親はしきりに予備校通いを勧める中、自分は独学でやりたいと押し切った場合、成績が伸びなければ予備校通いの重圧はよりかかります。模試の結果などを見せて、結果が出なければ何かしらのペナルティを受けると退路を断って勉強に臨めば、否が応でも勉強をするようになるでしょう。
自分に合っていないやり方に固執する
両親が勉強ができる人だと、「とにかく暗記が大事で、書いて覚えるべきだ!」と勉強法を伝授してもらった経験があるはずです。しかし、両親にとって最高の勉強法でも、子供からすれば全く力にならない勉強法になってしまうこともあります。「でも親にやれって言われたもんなぁ」とそのやり方に固執してしまうと、無駄な時間を過ごすことに。
解決策
少しでも、自分に合っていない、ノリ気にならないと感じた場合は、ノートに検証結果をまとめて別の勉強法を試してみることをおすすめします。様々な勉強法を検証すると、どんなやり方が性に合っていて、どんな勉強法だとノリ気にならないかが可視化されます。
すると、前は良くないと思っていた勉強法が実は合っていたのではないかと再評価につながり、自分に合った勉強法に「昇格」することにつながります。

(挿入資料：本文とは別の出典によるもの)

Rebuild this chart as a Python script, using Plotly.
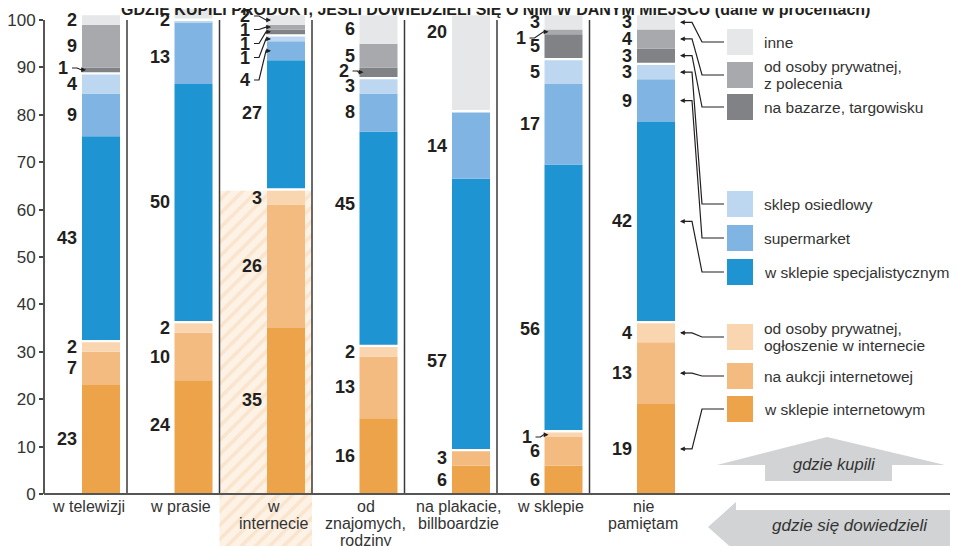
import plotly.graph_objects as go

# ---------------- data ----------------
categories = ["w telewizji", "w prasie", "w<br>internecie", "od<br>znajomych,<br>rodziny",
              "na plakacie,<br>billboardzie", "w sklepie", "nie<br>pamiętam"]

# stacked bottom -> top
w_sklepie_internetowym = [23, 24, 35, 16, 6, 6, 19]
na_aukcji_internetowej = [7, 10, 26, 13, 3, 6, 13]
od_osoby_ogloszenie = [2, 2, 3, 2, 0, 1, 4]
w_sklepie_specjalistycznym = [43, 50, 27, 45, 57, 56, 42]
supermarket = [9, 13, 4, 8, 14, 17, 9]
sklep_osiedlowy = [4, 0.3, 1, 3, 0, 5, 3]
na_bazarze = [1, 0, 1, 2, 0, 5, 3]
od_osoby_polecenie = [9, 0, 1, 5, 0, 1, 4]
inne = [2, 2, 2, 6, 20, 3, 3]

series_values = [w_sklepie_internetowym, na_aukcji_internetowej, od_osoby_ogloszenie,
                 w_sklepie_specjalistycznym, supermarket, sklep_osiedlowy,
                 na_bazarze, od_osoby_polecenie, inne]
series_names = [["w sklepie internetowym"], ["na aukcji internetowej"],
                ["od osoby prywatnej,", "ogłoszenie w internecie"],
                ["w sklepie specjalistycznym"], ["supermarket"], ["sklep osiedlowy"],
                ["na bazarze, targowisku"], ["od osoby prywatnej,", "z polecenia"], ["inne"]]
series_group = [0, 0, 0, 1, 1, 1, 2, 2, 2]
y_ticks = [0, 10, 20, 30, 40, 50, 60, 70, 80, 90, 100]
title_text = "GDZIE KUPILI PRODUKT, JEŚLI DOWIEDZIELI SIĘ O NIM W DANYM MIEJSCU (dane w procentach)"

# ---------------- style ----------------
colors = ["#eda349", "#f4bb80", "#f9d6b0", "#1e94d2", "#80b5e3", "#bdd7f0",
          "#808285", "#a7a9ac", "#e6e7e8"]
TXT = "#231f20"
GREY_TXT = "#333333"
FONT = "Liberation Sans"
WIN_W, WIN_H = 958, 546
OFF = 8            # page body margin
PX_L = 44          # axis position in window pixels
X_UNIT = 92.5
X_ORIGIN_PX = 101
Y_ZERO_PX = 494
Y_UNIT = 4.74
GAP = 0.5
BW_PX = 38

X0 = -(X_ORIGIN_PX - PX_L) / X_UNIT
X1 = X0 + (WIN_W - PX_L) / X_UNIT
Y0 = -(WIN_H - Y_ZERO_PX) / Y_UNIT
Y1 = (Y_ZERO_PX - OFF) / Y_UNIT


def xd(px):
    return X0 + (px - PX_L) / X_UNIT


def yd(py):
    return (Y_ZERO_PX - py) / Y_UNIT


def xp(x):
    return PX_L + (x - X0) * X_UNIT


def yp(y):
    return Y_ZERO_PX - y * Y_UNIT


def bar_left(i):
    return xp(i) - BW_PX / 2


def bar_right(i):
    return xp(i) + BW_PX / 2


def path(points):
    return "M " + " L ".join(f"{xd(a):.4f},{yd(b):.4f}" for a, b in points)


n = len(categories)
xs = list(range(n))

# bases
bases = [[0] * n for _ in series_values]
for i in range(n):
    run = 0
    for k, vals in enumerate(series_values):
        if k > 0 and series_group[k] != series_group[k - 1]:
            run += GAP
        bases[k][i] = run
        run += vals[i]

fig = go.Figure()

# hatch behind "w internecie"
sep = [bar_right(i) + 7 for i in range(n - 1)]
hatch_top = sum(series_values[k][2] for k in range(3))
fig.add_trace(go.Bar(
    x=[xd((sep[1] + sep[2]) / 2)], y=[hatch_top - Y0], base=[Y0],
    width=[(sep[2] - sep[1]) / X_UNIT],
    marker=dict(color="#fdf2e6", line_width=0,
                pattern=dict(shape="/", fgcolor="#f8d6b2", size=10, solidity=0.35)),
    hoverinfo="skip", showlegend=False))

for k, vals in enumerate(series_values):
    fig.add_trace(go.Bar(
        x=xs, y=vals, base=bases[k], width=BW_PX / X_UNIT,
        marker=dict(color=colors[k], line_width=0),
        hoverinfo="skip", showlegend=False))

shapes = []
ann = []

# separators, axis line, baseline
for s in sep:
    shapes.append(dict(type="line", xref="x", yref="y", x0=xd(s), x1=xd(s), y0=0, y1=100,
                       line=dict(color="#3a3a3a", width=1.5)))
shapes.append(dict(type="line", xref="paper", yref="y", x0=0, x1=0, y0=0, y1=100,
                   line=dict(color="#444444", width=1.8)))
shapes.append(dict(type="line", xref="paper", yref="y", x0=0, x1=1, y0=0, y1=0,
                   line=dict(color="#555555", width=2)))

# value labels
overrides = {(1, 0): 14.6, (2, 3): 80.4, (2, 0): 19.8, (3, 3): 61.2,
             (4, 3): 28.0, (4, 8): 97.5, (5, 3): 34.8,
             (1, 8): yd(20), (1, 4): yd(57)}
leaders = {(0, 6): (68, 12), (2, 8): (16, 15), (2, 7): (29.5, 15), (2, 6): (43.5, 15),
           (2, 5): (57.5, 15), (2, 4): (80, 15), (3, 6): (71, 9), (5, 7): (38, 17),
           (5, 2): (437, 11)}
num_font = dict(family=FONT, size=18, color=TXT)


def arrowhead(tip_px, ty, ax):
    ann.append(dict(x=xd(tip_px), y=ty, xref="x", yref="y", text="", showarrow=True,
                    ax=ax, ay=0, arrowhead=2, arrowsize=0.8, arrowwidth=1.2,
                    arrowcolor=TXT, standoff=0))


for k, vals in enumerate(series_values):
    for i in range(n):
        v = vals[i]
        if v < 1:
            continue
        center = bases[k][i] + v / 2
        if (i, k) in leaders:
            ly, gap = leaders[(i, k)]
            right = bar_left(i) - gap
            ann.append(dict(x=xd(right), y=yd(ly), xref="x", yref="y", text=f"<b>{v}</b>",
                            showarrow=False, xanchor="right", yanchor="middle", font=num_font))
            ty_px = yp(center)
            shapes.append(dict(type="path", xref="x", yref="y",
                               path=path([(right + 2, ly), (right + 7, ly),
                                          (bar_left(i) - 1, ty_px), (bar_left(i) + 2, ty_px)]),
                               line=dict(color=TXT, width=1.2)))
            arrowhead(bar_left(i) + 4, center, -6)
        else:
            y = overrides.get((i, k), center)
            ann.append(dict(x=xd(bar_left(i) - 3), y=y, xref="x", yref="y", text=f"<b>{v}</b>",
                            showarrow=False, xanchor="right", yanchor="middle", font=num_font))

# category labels
for i, c in enumerate(categories):
    for j, line in enumerate(c.split("<br>")):
        ann.append(dict(x=xd(xp(i) - 13), y=yd(506 + 17 * j), xref="x", yref="y", text=line,
                        showarrow=False, xanchor="center", yanchor="middle",
                        font=dict(family=FONT, size=16, color=GREY_TXT)))

# legend with connectors to last column
legend_rows = {8: 42, 7: 75, 6: 107, 5: 204, 4: 238, 3: 272, 2: 337, 1: 376, 0: 409}
last = n - 1
for k, row in legend_rows.items():
    shapes.append(dict(type="rect", xref="x", yref="y", x0=xd(727), x1=xd(753),
                       y0=yd(row + 13), y1=yd(row - 13), fillcolor=colors[k], line_width=0))
    lines = series_names[k]
    for j, line in enumerate(lines):
        off = (j - (len(lines) - 1) / 2) * 16.5
        ann.append(dict(x=xd(762), y=yd(row + off), xref="x", yref="y", text=line,
                        showarrow=False, xanchor="left", yanchor="middle",
                        font=dict(family=FONT, size=15.5, color=GREY_TXT)))
    center = bases[k][last] + series_values[k][last] / 2
    ty = yp(center)
    tip = bar_right(last) + 5
    shapes.append(dict(type="path", xref="x", yref="y",
                       path=path([(tip + 5, ty), (tip + 12, ty), (tip + 22, row), (724, row)]),
                       line=dict(color=TXT, width=1.2)))
    arrowhead(tip, center, 7)

# big arrows
up_arrow = [(717, 465), (827, 437), (945, 465), (892, 465), (892, 481), (765, 481), (765, 465)]
left_arrow = [(708, 527), (736, 502), (736, 510), (958, 510), (958, 546), (736, 546), (736, 552)]
for poly in (up_arrow, left_arrow):
    shapes.append(dict(type="path", xref="x", yref="y", path=path(poly) + " Z",
                       fillcolor="#d1d3d4", line_width=0, layer="below"))
ann.append(dict(x=xd(834), y=yd(464), xref="x", yref="y", text="<i>gdzie kupili</i>",
                showarrow=False, font=dict(family=FONT, size=16.5, color=GREY_TXT)))
ann.append(dict(x=xd(850), y=yd(525), xref="x", yref="y", text="<i>gdzie się dowiedzieli</i>",
                showarrow=False, font=dict(family=FONT, size=17, color=GREY_TXT)))

# title (cut at top as in reference)
ann.append(dict(x=xd(495), y=yd(9), xref="x", yref="y", text=f"<b>{title_text}</b>",
                showarrow=False, xanchor="center", yanchor="middle",
                font=dict(family=FONT, size=16, color=TXT)))

fig.update_layout(
    width=WIN_W - OFF, height=WIN_H - OFF, margin=dict(l=PX_L - OFF, r=0, t=0, b=0),
    paper_bgcolor="white", plot_bgcolor="rgba(0,0,0,0)",
    barmode="overlay", showlegend=False,
    xaxis=dict(range=[X0, X1], visible=False, fixedrange=True),
    yaxis=dict(range=[Y0, Y1], tickvals=y_ticks, ticks="outside", ticklen=4, tickwidth=1.5,
               tickcolor="#444444", showgrid=False, zeroline=False, showline=False,
               tickfont=dict(family=FONT, size=17, color=GREY_TXT), fixedrange=True),
    shapes=shapes, annotations=ann,
)

fig.write_html("out.html")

勉強に効率的なのは朝・夜どっち?朝・夜の勉強におすすめの科目もご紹介
まとめ
独学で勉強をすることは、自分の意思を強く持ち、自分の考えでやり方を決めて、ひたすら勉強することを意味します。東大や医学部、早慶など最終目標に設定する際に、なぜその最終目標にしたのかを説明できるようになるまで落とし込めれば、目標がブレることもなく、入試日まで独学を完遂できるでしょう。なんでこの目標にしたかわからないという状態では、早々にモチベーションは下がり始めます。うまく独学ができれば、社会人になってから必ず役に立つ能力となるので、成功目指して頑張りましょう。